Tell Me a Story
Bluestar Contemporary Art Center
August 4-27, 2006
While in graduate school during the 2005 / 2006 academic year, I traveled to Mexico, Germany and Japan. I decided to take a video camera and a lapel microphone with me in order to collect stories from each location to present later in a video installation commenting on the humanity of everyone. Before I left, I prepared a sheet of paper explaining my intentions in each of the countries' respective language.
I visited Mexico first for the Day of the Dead celebration and found it difficult to communicate with people because of my poorly translated instructions. Luckily a kind gentleman helped me rework the translation. Many people were interested in telling me a story, but stayed away from the video camera. I picked up a few Spanish words for phrases such as, "Any thing is okay." and "One story." I had to ask a lot of people to get the stories that I did, which ranged from old folk-tales to young college students jokes to stories about family.
Next, I went to Germany in March when it was quite cold.

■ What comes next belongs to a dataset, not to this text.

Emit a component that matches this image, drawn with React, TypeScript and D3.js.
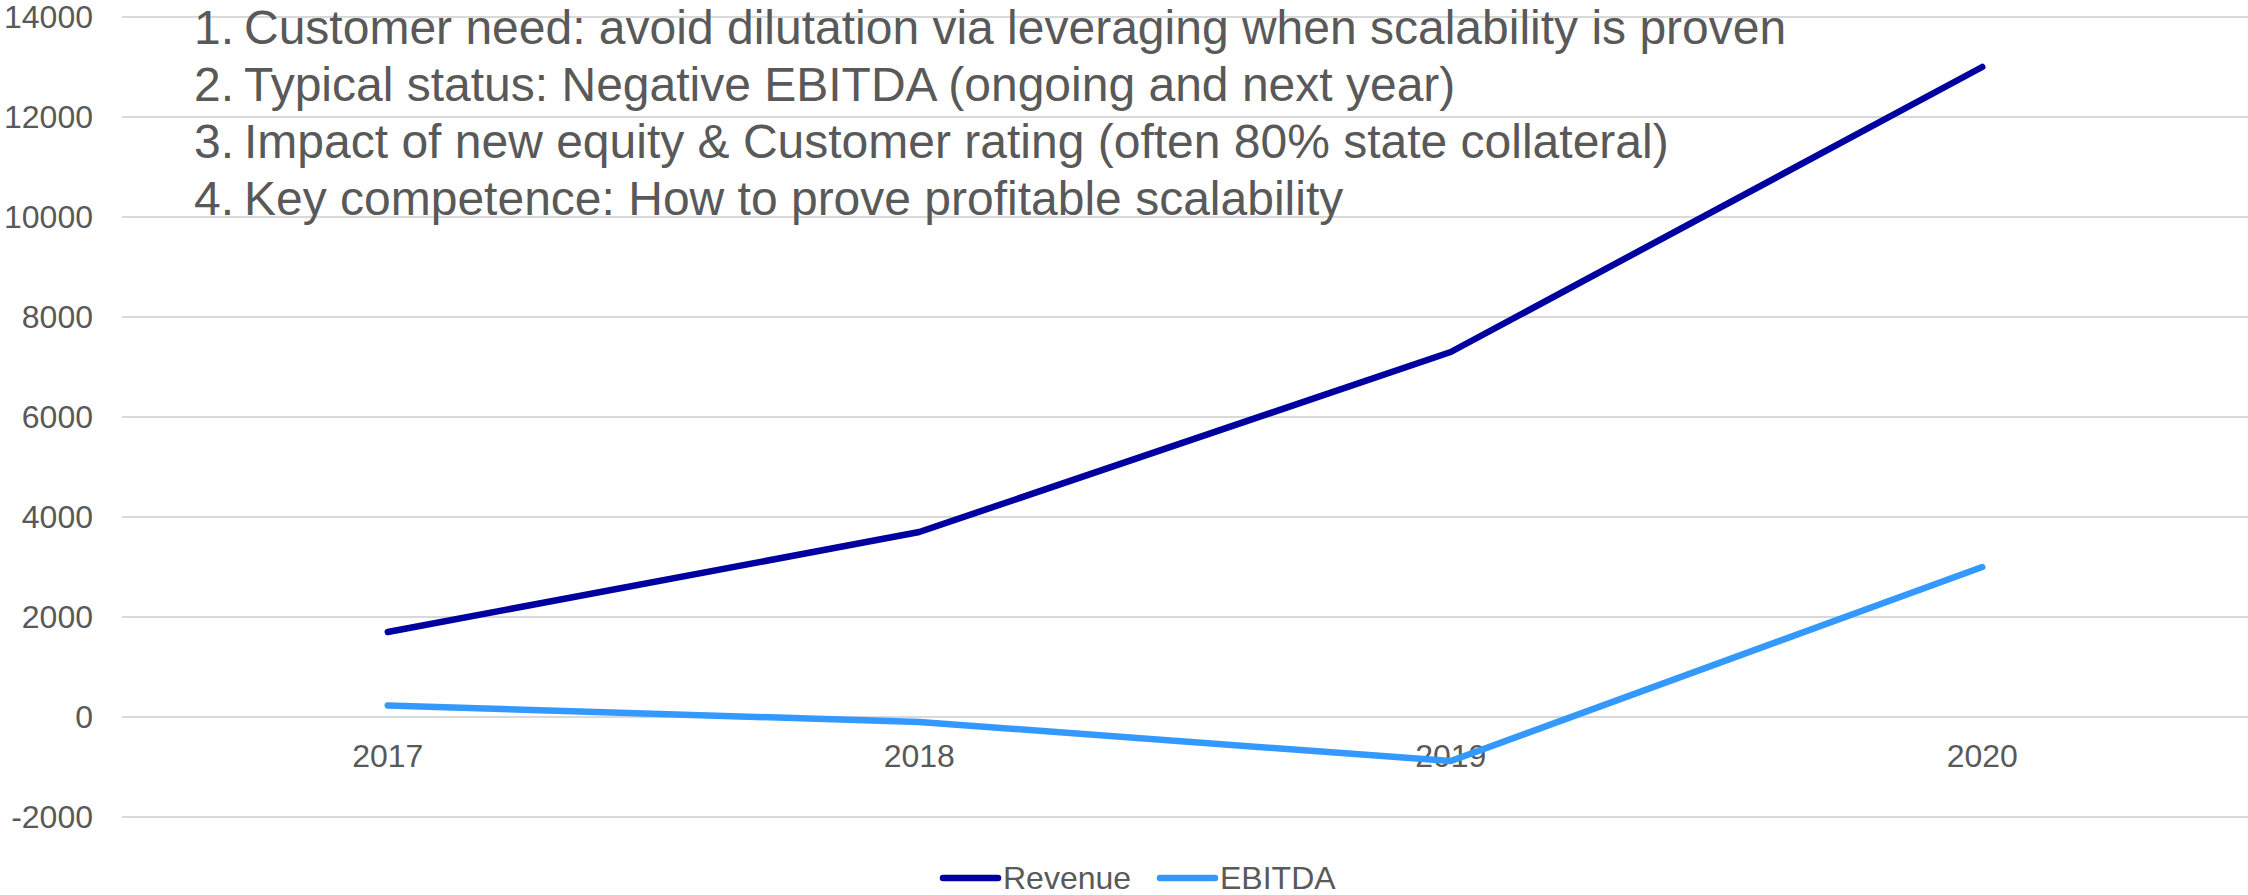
import React, { useEffect, useRef } from 'react'
import * as d3 from 'd3'

const years = ['2017', '2018', '2019', '2020']
const revenue = [1700, 3700, 7300, 13000]
const ebitda = [230, -100, -880, 3000]
const yTicks = [-2000, 0, 2000, 4000, 6000, 8000, 10000, 12000, 14000]
const notes = [
    'Customer need: avoid dilutation via leveraging when scalability is proven',
    'Typical status: Negative EBITDA (ongoing and next year)',
    'Impact of new equity & Customer rating (often 80% state collateral)',
    'Key competence: How to prove profitable scalability'
]
const seriesNames = ['Revenue', 'EBITDA']
const seriesColors = ['#0000a0', '#3399ff']

const width = 2248
const height = 895
const margin = { top: 17, right: 0, bottom: 78, left: 122 }
const font = '"Liberation Sans", Arial, sans-serif'
const textColor = '#595959'

export default function App() {
    const node = useRef<SVGSVGElement>(null)

    useEffect(() => {
        const svg = d3.select(node.current)
        svg.selectAll('*').remove()

        const x = d3.scaleBand()
            .domain(years)
            .range([margin.left, width - margin.right])
            .paddingInner(0)

        const y = d3.scaleLinear()
            .domain([-2000, 14000])
            .range([height - margin.bottom, margin.top])

        // gridlines
        svg.append('g')
            .selectAll('line')
            .data(yTicks)
            .join('line')
            .attr('x1', margin.left)
            .attr('x2', width - margin.right)
            .attr('y1', d => y(d))
            .attr('y2', d => y(d))
            .attr('stroke', '#d9d9d9')
            .attr('stroke-width', 2)

        // y labels
        svg.append('g')
            .attr('font-family', font)
            .attr('font-size', 32)
            .attr('fill', textColor)
            .attr('text-anchor', 'end')
            .selectAll('text')
            .data(yTicks)
            .join('text')
            .attr('x', 93)
            .attr('y', d => y(d))
            .attr('dominant-baseline', 'central')
            .text(d => d)

        // category labels
        svg.append('g')
            .attr('font-family', font)
            .attr('font-size', 32)
            .attr('fill', textColor)
            .attr('text-anchor', 'middle')
            .selectAll('text')
            .data(years)
            .join('text')
            .attr('x', d => x(d)! + x.bandwidth() / 2)
            .attr('y', 756)
            .attr('dominant-baseline', 'central')
            .text(d => d)

        const line = d3.line<number>()
            .x((d, i) => x(years[i])! + x.bandwidth() / 2)
            .y(d => y(d))

        ;[revenue, ebitda].forEach((s, k) => {
            svg.append('path')
                .datum(s)
                .attr('d', line)
                .attr('fill', 'none')
                .attr('stroke', seriesColors[k])
                .attr('stroke-width', 6.5)
                .attr('stroke-linecap', 'round')
                .attr('stroke-linejoin', 'round')
        })

        // annotation list
        const notesG = svg.append('g')
            .attr('font-family', font)
            .attr('font-size', 48)
            .attr('fill', textColor)
        notes.forEach((t, i) => {
            const by = 44 + i * 57
            notesG.append('text').attr('x', 194).attr('y', by).text(`${i + 1}.`)
            notesG.append('text').attr('x', 244).attr('y', by).text(t)
        })

        // legend
        const legendX = [943, 1160]
        const legend = svg.append('g')
            .attr('font-family', font)
            .attr('font-size', 32)
            .attr('fill', textColor)
        seriesNames.forEach((n, k) => {
            legend.append('line')
                .attr('x1', legendX[k])
                .attr('x2', legendX[k] + 55)
                .attr('y1', 878)
                .attr('y2', 878)
                .attr('stroke', seriesColors[k])
                .attr('stroke-width', 6.5)
                .attr('stroke-linecap', 'round')
            legend.append('text')
                .attr('x', legendX[k] + 60)
                .attr('y', 878)
                .attr('dominant-baseline', 'central')
                .text(n)
        })
    }, [])

    return (
        <svg
            ref={node}
            width={width}
            height={height}
            style={{ position: 'absolute', left: 0, top: 0, background: '#fff' }}
        />
    )
}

Many Germans speak good English so my translation sheet was not as necessary, although it was still difficult to get people to talk on camera. In Germany I collected stories about little boys' love of cake to more serious comments about East Berlin.

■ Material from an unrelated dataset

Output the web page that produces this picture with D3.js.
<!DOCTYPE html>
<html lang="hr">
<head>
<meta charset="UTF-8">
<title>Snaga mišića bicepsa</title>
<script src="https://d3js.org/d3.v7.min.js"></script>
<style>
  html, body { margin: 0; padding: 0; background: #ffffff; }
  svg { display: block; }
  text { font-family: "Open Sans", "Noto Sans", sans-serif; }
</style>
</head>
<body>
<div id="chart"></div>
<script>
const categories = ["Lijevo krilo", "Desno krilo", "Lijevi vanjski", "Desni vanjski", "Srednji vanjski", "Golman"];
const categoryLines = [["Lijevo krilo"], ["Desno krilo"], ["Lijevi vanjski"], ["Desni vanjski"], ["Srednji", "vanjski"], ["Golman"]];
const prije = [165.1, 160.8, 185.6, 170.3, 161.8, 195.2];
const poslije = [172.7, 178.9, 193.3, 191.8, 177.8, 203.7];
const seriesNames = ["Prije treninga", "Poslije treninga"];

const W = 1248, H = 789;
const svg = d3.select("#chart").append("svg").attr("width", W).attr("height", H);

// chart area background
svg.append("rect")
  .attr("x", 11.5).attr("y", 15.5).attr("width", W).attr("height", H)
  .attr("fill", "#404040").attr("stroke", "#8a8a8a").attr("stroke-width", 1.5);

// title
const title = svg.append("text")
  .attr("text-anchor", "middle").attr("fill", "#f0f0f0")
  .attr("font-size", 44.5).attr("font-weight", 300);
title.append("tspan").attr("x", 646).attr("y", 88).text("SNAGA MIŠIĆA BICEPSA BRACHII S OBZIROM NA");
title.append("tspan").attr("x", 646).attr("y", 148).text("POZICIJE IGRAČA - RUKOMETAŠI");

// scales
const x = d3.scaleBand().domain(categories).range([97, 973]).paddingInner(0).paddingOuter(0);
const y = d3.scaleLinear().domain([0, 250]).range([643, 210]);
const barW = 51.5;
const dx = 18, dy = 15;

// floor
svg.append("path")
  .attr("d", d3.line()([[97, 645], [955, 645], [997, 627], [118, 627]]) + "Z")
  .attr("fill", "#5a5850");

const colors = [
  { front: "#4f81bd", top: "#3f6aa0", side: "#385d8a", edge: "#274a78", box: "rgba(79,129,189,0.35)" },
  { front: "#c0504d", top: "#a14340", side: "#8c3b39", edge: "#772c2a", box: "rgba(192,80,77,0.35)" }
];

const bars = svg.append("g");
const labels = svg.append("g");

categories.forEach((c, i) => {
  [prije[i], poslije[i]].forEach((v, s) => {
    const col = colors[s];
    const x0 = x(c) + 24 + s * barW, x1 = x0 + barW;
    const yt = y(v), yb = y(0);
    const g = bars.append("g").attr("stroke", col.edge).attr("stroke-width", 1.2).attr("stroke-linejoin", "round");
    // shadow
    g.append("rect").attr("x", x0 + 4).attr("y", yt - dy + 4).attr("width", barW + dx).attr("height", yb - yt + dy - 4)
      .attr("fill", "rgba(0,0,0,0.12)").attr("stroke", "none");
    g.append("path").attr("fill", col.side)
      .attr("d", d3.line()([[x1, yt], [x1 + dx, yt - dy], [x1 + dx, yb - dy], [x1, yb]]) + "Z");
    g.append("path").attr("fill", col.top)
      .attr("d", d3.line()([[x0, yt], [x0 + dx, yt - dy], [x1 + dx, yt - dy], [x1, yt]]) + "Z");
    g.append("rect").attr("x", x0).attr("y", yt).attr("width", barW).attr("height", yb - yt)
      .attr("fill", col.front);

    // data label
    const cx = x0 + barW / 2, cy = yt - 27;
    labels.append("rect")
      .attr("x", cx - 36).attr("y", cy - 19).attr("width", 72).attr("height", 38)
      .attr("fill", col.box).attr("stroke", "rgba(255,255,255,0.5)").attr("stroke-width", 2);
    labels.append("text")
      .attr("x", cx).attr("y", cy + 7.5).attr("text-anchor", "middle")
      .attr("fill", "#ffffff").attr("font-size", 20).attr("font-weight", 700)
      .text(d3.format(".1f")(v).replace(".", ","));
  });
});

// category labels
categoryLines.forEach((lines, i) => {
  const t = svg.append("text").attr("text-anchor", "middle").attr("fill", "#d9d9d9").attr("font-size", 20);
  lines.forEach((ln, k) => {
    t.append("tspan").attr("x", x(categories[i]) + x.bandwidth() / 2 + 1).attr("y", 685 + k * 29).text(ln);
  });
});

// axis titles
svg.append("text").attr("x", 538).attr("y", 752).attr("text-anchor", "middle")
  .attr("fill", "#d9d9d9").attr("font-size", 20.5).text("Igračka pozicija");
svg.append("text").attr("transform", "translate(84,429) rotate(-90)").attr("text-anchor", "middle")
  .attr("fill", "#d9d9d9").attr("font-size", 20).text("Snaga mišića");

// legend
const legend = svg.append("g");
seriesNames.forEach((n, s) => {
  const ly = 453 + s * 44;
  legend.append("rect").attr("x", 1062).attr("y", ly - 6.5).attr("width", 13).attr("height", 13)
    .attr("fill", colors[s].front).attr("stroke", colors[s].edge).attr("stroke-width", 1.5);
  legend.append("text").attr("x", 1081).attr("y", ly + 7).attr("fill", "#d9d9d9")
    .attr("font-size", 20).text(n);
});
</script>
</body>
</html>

In Japan it was easier to communicate because I spoke some Japanese. The Japanese can be shy people to strangers beyond giving directions. Not many people wanted to say anything on camera. Stories ranged from tales of Astro Boy to grandchildren.
Finally, I collected stories from the US to add to the spectrum represented. I found that approaching and convincing Americans on the street to be extremely difficult. Most people thought I was begging for money and just ignored me. With some persistence I gathered the information I needed and took all the tapes home to cut together on my computer.
The installation became an eight monitor piece. Each of the monitors could be seen through a hole cut in a newspaper from the country the storyteller was from. Each monitor cycled through about twenty stories. The various languages created a swell of sound, but looking at the advertisements for goods in the various news papers and hearing some stories in recognizable languages gave a feeling of universality.